Quickly, regarding the "not discussing something I've never experienced (paraphrased)," I feel the point of discussion is to gain perspective on some topic. Perhaps it's just a slightly different perspective from what one has, or it could be a brand new perspective into a topic that one never knew existed. Discussion, if used properly and without the intent of judgment, is good. Maybe more so for a topic that you might not have direct experience in. How else would you learn about the topic? Or to empathize with others experiencing what may be foreign to you? I don't mean to shift my direction to "you" personally, but you the universal.
Aside from learning of other's experiences, those other readers might gain insight into how to better manage depression (pulling this back to the thread's current topic). I mean, as people share glimpses into their worlds and their processes of dealing or not dealing, new information trickles in for other readers here. Maybe something of all that becomes inspiring. If nothing that grand, then perhaps just knowing others go through something similar can be at least comforting on some level. I mean the assumption of isolation, which can be overwhelming. Adding to that, just the act of participating in the conversation regardless of knowledge or experience suggests interest. That, in and of itself, can be a weird reassurance to others in a moment of despair. That's all assuming users come here in despair to post or read along, but the point is still valid.
Anyway. Bumping an old thread.
I agree with a lot of what you said.. I would just say no matter how annoying it can be, sometimes judgement can be good. I guess a lot of it depends on the discretion of the one who judges, and the sensibilities (reader, mostly)... I must say I get a bit bugged when someone will say, "Well, that's just like, your opinion" -- well, of course it is. Who else's opinion would it be?

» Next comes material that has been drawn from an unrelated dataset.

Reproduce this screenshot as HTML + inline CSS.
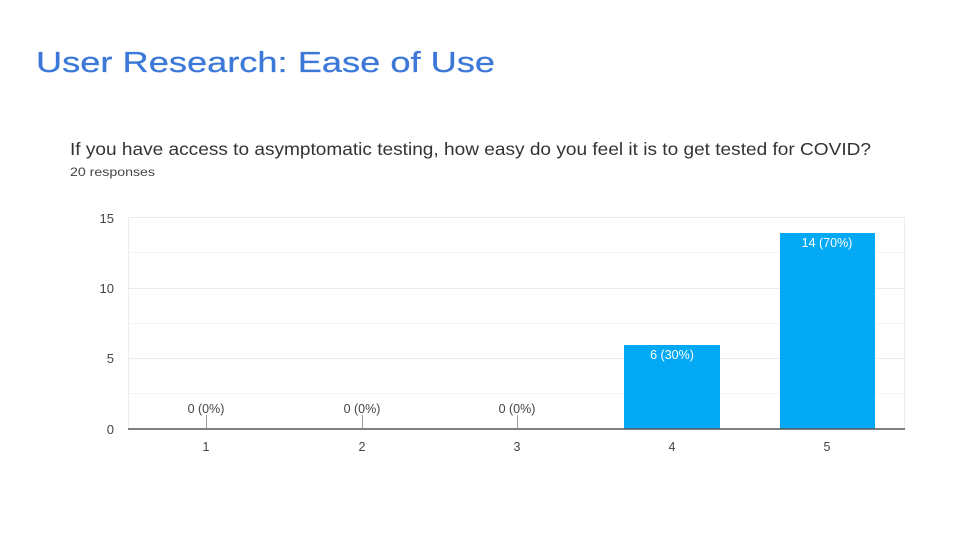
<!DOCTYPE html>
<html><head><meta charset="utf-8"><style>
html,body{margin:0;padding:0;background:#fff;}
svg{display:block;}
</style></head><body>
<svg width="960" height="540" viewBox="0 0 960 540" xmlns="http://www.w3.org/2000/svg" font-family="Liberation Sans, Arial, sans-serif">
<rect width="960" height="540" fill="#fff"/>
<text x="36" y="72" font-size="29" fill="#3c78d8" stroke="#3c78d8" stroke-width="0.25" textLength="459" lengthAdjust="spacingAndGlyphs">User Research: Ease of Use</text>
<text x="70" y="155" font-size="17.5" fill="#333" textLength="801" lengthAdjust="spacingAndGlyphs">If you have access to asymptomatic testing, how easy do you feel it is to get tested for COVID?</text>
<text x="70" y="176" font-size="12" fill="#444" textLength="85" lengthAdjust="spacingAndGlyphs">20 responses</text>
<g stroke="#ececec" stroke-width="1">
<line x1="128" y1="217.5" x2="905" y2="217.5"/>
<line x1="128" y1="252.5" x2="905" y2="252.5" stroke="#f4f4f4"/>
<line x1="128" y1="288.5" x2="905" y2="288.5"/>
<line x1="128" y1="323.5" x2="905" y2="323.5" stroke="#f4f4f4"/>
<line x1="128" y1="358.5" x2="905" y2="358.5"/>
<line x1="128" y1="393.5" x2="905" y2="393.5" stroke="#f4f4f4"/>
<line x1="128.5" y1="217" x2="128.5" y2="429"/>
<line x1="904.5" y1="217" x2="904.5" y2="429"/>
</g>
<rect x="624" y="345" width="96" height="84" fill="#03a9f4"/>
<rect x="780" y="233" width="95" height="196" fill="#03a9f4"/>
<line x1="128" y1="429" x2="905" y2="429" stroke="#555" stroke-width="1.6"/>
<g stroke="#999" stroke-width="1">
<line x1="206.5" y1="415" x2="206.5" y2="429"/>
<line x1="362.5" y1="415" x2="362.5" y2="429"/>
<line x1="517.5" y1="415" x2="517.5" y2="429"/>
</g>
<g font-size="13" fill="#444" text-anchor="end">
<text x="114" y="223">15</text>
<text x="114" y="293">10</text>
<text x="114" y="363">5</text>
<text x="114" y="434">0</text>
</g>
<g font-size="12.5" fill="#444" text-anchor="middle">
<text x="206" y="451">1</text>
<text x="362" y="451">2</text>
<text x="517" y="451">3</text>
<text x="672" y="451">4</text>
<text x="827" y="451">5</text>
<text x="206" y="413">0 (0%)</text>
<text x="362" y="413">0 (0%)</text>
<text x="517" y="413">0 (0%)</text>
</g>
<g font-size="12.5" fill="#fff" text-anchor="middle">
<text x="672" y="359">6 (30%)</text>
<text x="827" y="247">14 (70%)</text>
</g>
</svg>
</body></html>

On another site, there's a similar thread, and it's interesting to compare what everyone is talking about. This woman said she'd be available for anyone who wanted to talk, so I got in touch with her, talked for 4.5 hours, which I really enjoyed, but felt worse once our conversation was over. I wonder if it was because I googled her number and saw what I saw, or if it was something else that happened on that site (that I don't wanna get into because it might give someone some bad ideas).
One day, LSD will be used for depression, since I think it's the only thing that will work.
In a chat room, I read this older (but dense) woman say, "Depression is weird. It doesn't make sense, but maybe it's because I haven't gone through it".
I'd like to add, I think if you asked 100 people what "depression" meant, you'd get a hundred different answers. I also think if you take a handful of people who say they are always depressed, that the feeling itself can be quite different.
I'll also say, that watching a great movie makes me feel like I did something productive. Even though I don't have a "smart" phone, I must admit I've fallen victim, despite having experience (I had my own cell phone store 17 years ago, and was in the business since my teens) and observations -- seeing how people go nuts when they're phone doesn't work for 10 seconds. Reminds me of someone who never had a phone, got one, and after a week of having it, he accidentally put it on airplane mode, but wanted to "cut" despite other customers there sooner.... I constantly need stimulus --- laptop, music, video, online conversation, etc... Every night, I tell myself, "Tomorrow...." but I usually revert to my regular habits.